Да, конечно, лучшим в себе я, кажется, обязан не книгам, зато В. Немцов упорно учил меня тому, что настоящий герой фантастики всегда и беспрекословно, ни на секунду не задумываясь, должен выполнять задания Партии и Правительства. Причем сперва Партии, а потом уже Правительства. Того самого, которое состоит сплошь из кухарок. За любимчиками В. Немцова — молодыми инженерами Бабкиным и Багрецовым, несмотря на их молодость, стояли именно они — Партия и Правительство. Как всякие настоящие извращенцы, Бабкин и Багрецов шли на подвиг уже потому, что в конце подвига их ждала необыкновенно сладостная возможность отрапортовать с Мавзолея о совершенном для Партии и Правительства подвиге.
“Я столько поездил, столько повидал неожиданного, столько встретил интересных людей, преданных нашей великой идее и самозабвенно работающих на нее, что, казалось бы, далекая мечта о коммунизме для меня становится ощутимой, ближайшей явью”.
Вообще‑то, задним числом прозреваю я, ковчег был тесен, и чистые пары, сплотившись, сперва потихоньку, а потом без всяких там старались вытеснить нечистых.

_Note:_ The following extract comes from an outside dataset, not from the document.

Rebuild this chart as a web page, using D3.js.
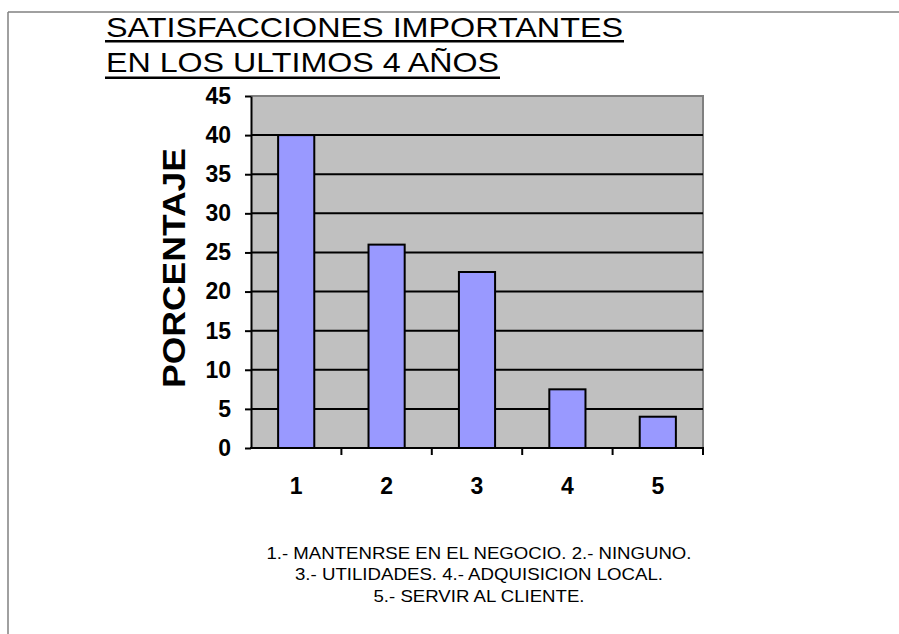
<!DOCTYPE html>
<html>
<head>
<meta charset="utf-8">
<script src="https://cdn.jsdelivr.net/npm/d3@7"></script>
<style>
  html, body { margin: 0; padding: 0; background: #fff; }
  svg { display: block; font-family: "Liberation Sans", Arial, sans-serif; }
</style>
</head>
<body>
<svg id="chart" width="899" height="634"></svg>
<script>
// Survey results: share of respondents per answer
const categories = ["1", "2", "3", "4", "5"];
const values = [40, 26, 22.5, 7.5, 4];
const yTicks = [0, 5, 10, 15, 20, 25, 30, 35, 40, 45];
const titleLines = ["SATISFACCIONES IMPORTANTES", "EN LOS ULTIMOS 4 AÑOS"];
const yLabel = "PORCENTAJE";
const noteLines = [
  "1.- MANTENRSE EN EL NEGOCIO. 2.- NINGUNO.",
  "3.- UTILIDADES. 4.- ADQUISICION LOCAL.",
  "5.- SERVIR AL CLIENTE."
];

const svg = d3.select("#chart");

// outer frame (top and left edges visible)
svg.append("line").attr("x1", 8).attr("x2", 899).attr("y1", 12).attr("y2", 12)
  .attr("stroke", "#808080").attr("stroke-width", 1.5);
svg.append("line").attr("x1", 8).attr("x2", 8).attr("y1", 12).attr("y2", 634)
  .attr("stroke", "#808080").attr("stroke-width", 1.5);

const plot = { left: 251, right: 703, top: 96, bottom: 448 };

const x = d3.scaleBand().domain(categories).range([plot.left, plot.right]).paddingInner(0.6).paddingOuter(0.3);
const xb = d3.scaleBand().domain(categories).range([plot.left, plot.right]);
const y = d3.scaleLinear().domain([0, 45]).range([plot.bottom, plot.top]);

// plot background
svg.append("rect")
  .attr("x", plot.left).attr("y", plot.top)
  .attr("width", plot.right - plot.left).attr("height", plot.bottom - plot.top)
  .attr("fill", "#c0c0c0");
// gray top/right border of plot area
svg.append("path")
  .attr("d", `M${plot.left},${plot.top}H${plot.right}V${plot.bottom}`)
  .attr("fill", "none").attr("stroke", "#808080").attr("stroke-width", 2);

// horizontal gridlines
svg.append("g").selectAll("line")
  .data(yTicks.filter(t => t > 0 && t < 45))
  .join("line")
  .attr("x1", plot.left).attr("x2", plot.right)
  .attr("y1", d => y(d)).attr("y2", d => y(d))
  .attr("stroke", "#000").attr("stroke-width", 2);

// bars
svg.append("g").selectAll("rect")
  .data(values)
  .join("rect")
  .attr("x", (d, i) => x(categories[i]))
  .attr("width", x.bandwidth())
  .attr("y", d => y(d))
  .attr("height", d => y(0) - y(d))
  .attr("fill", "#9999ff")
  .attr("stroke", "#000")
  .attr("stroke-width", 2);

// y axis
const yAxis = d3.axisLeft(y).tickValues(yTicks).tickSize(6).tickSizeOuter(0).tickPadding(14);
const gy = svg.append("g").attr("transform", `translate(${plot.left},0)`).call(yAxis);
gy.select(".domain").attr("stroke", "#000").attr("stroke-width", 2);
gy.selectAll(".tick line").attr("stroke", "#000").attr("stroke-width", 2);
gy.selectAll(".tick text").attr("font-size", 23).attr("font-weight", "bold")
  .attr("fill", "#000").attr("font-family", "Liberation Sans, Arial, sans-serif");

// x axis: ticks at category boundaries
const xAxis = d3.axisBottom(xb).tickSize(0).tickPadding(30);
const gx = svg.append("g").attr("transform", `translate(0,${plot.bottom})`).call(xAxis);
gx.select(".domain").remove();
gx.selectAll(".tick text").attr("font-size", 23).attr("font-weight", "bold")
  .attr("fill", "#000").attr("font-family", "Liberation Sans, Arial, sans-serif");
svg.append("line").attr("x1", plot.left - 1).attr("x2", plot.right + 1)
  .attr("y1", plot.bottom).attr("y2", plot.bottom)
  .attr("stroke", "#000").attr("stroke-width", 2);
const boundaries = categories.map(c => xb(c)).concat([plot.right]);
svg.append("g").selectAll("line").data(boundaries.slice(1)).join("line")
  .attr("x1", d => d).attr("x2", d => d)
  .attr("y1", plot.bottom).attr("y2", plot.bottom + 7)
  .attr("stroke", "#000").attr("stroke-width", 2);

// title, underlined
const titleWidths = [517, 393];
const underlineEnds = [624, 500];
const title = svg.append("g");
titleLines.forEach((t, i) => {
  title.append("text")
    .attr("x", 106).attr("y", 36.7 + i * 35)
    .attr("font-size", 28.5).attr("fill", "#000")
    .attr("textLength", titleWidths[i]).attr("lengthAdjust", "spacingAndGlyphs")
    .text(t);
  title.append("line")
    .attr("x1", 105).attr("x2", underlineEnds[i])
    .attr("y1", 41.2 + i * 36.5).attr("y2", 41.2 + i * 36.5)
    .attr("stroke", "#000").attr("stroke-width", 2.5);
});

// y axis title
svg.append("text")
  .attr("transform", `translate(185,268) rotate(-90)`)
  .attr("text-anchor", "middle")
  .attr("font-size", 30.5).attr("font-weight", "bold").attr("fill", "#000")
  .attr("textLength", 240).attr("lengthAdjust", "spacingAndGlyphs")
  .text(yLabel);

// category notes
const noteWidths = [425, 368, 211];
svg.append("g").selectAll("text").data(noteLines).join("text")
  .attr("x", 479).attr("y", (d, i) => 559 + i * 21.4)
  .attr("text-anchor", "middle")
  .attr("font-size", 17).attr("fill", "#000")
  .attr("textLength", (d, i) => noteWidths[i]).attr("lengthAdjust", "spacingAndGlyphs")
  .text(d => d);
</script>
</body>
</html>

Фантастика для этого вполне годилась. Далеко не последний жанр. Почему, собственно, советскому фантасту не отрапортовать Партии и Правительству о каком‑нибудь подвиге? Чем он хуже какого‑нибудь поэта?
Правда, тогда еще далеко не каждый фантаст помнил о трех уровнях.
Первый уровень, известно, это когда ты пишешь, но сам видишь, что пишешь полную лажу. Все поверхностное, оно, в общем, всегда отчасти справедливо, но все равно несправедливо писать полную лажу, к тому же поверхностную. Уровень второй, это когда до тебя наконец доходит — каким бы ни был твой герой, действовать он может лишь тогда, когда его прижали обстоятельства или в крайнем случае у него жмет башмак. Ну а отсюда выход на третий уровень — на ощущение безмерности такого, казалось бы, мелкого и лукавого существа, как человек.
Ну и так далее, как любил говорить Велимир Хлебников, внезапно обрывая чтение стихов.
Герои В. Немцова всегда носили башмаки, подобранные точно по размеру.
А кто, собственно, увлекательнее — В. Немцов или Э. Берроуз? А что важнее и полезнее — приключения Тарзана или приключения молодых инженеров Багрецова и Бабкина? Что вообще происходит с фантастическими произведениями по прошествии ста, скажем, лет? Становятся они вдруг бестселлерами, как извлеченный из сейфа роман Жюля Верна “Париж в XX веке”, или отдают пылью и затхлостью, как безвременно, еще при жизни авторов умершие опусы Каллистрата Жакова или, скажем, некоей Желиховской?
Лет десять назад фантаст Николай Гацунаев (“Звездный скиталец”) и я (“Разворованное чудо”) брели по безумно жаркому, опаленному солнцем Ташкенту, смутно, как смертники, обсуждая все эти вовсе не второстепенные вопросы. В романах Желиховской головы умели приклеивать, у нее мертвых воскрешали, напоминал я. А у Жюля Верна темной ночью некий сентиментальный Мишель проливал горючие слезы на могилах Ларошфуко и Шопена, напоминал Гацунаев. Как‑то так выходило, что мы с Гацунаевым — противники всяких крайностей. Как‑то так выходило, что мы широки душой и некая, присущая фантастике наивность нас только радует. Правда, не желая сдаваться нахлынувшим чувствам, я процитировал неистового Сергея Третьякова — “Чистое искусство умерло, ибо нет досугов, которые надо им заполнять, уводя психику в мир творчества”, а Гацунаев, тоже не желая сдаваться, процитировал Льва Троцкого — “Искусство пейзажа не могло бы родиться в Сахаре”.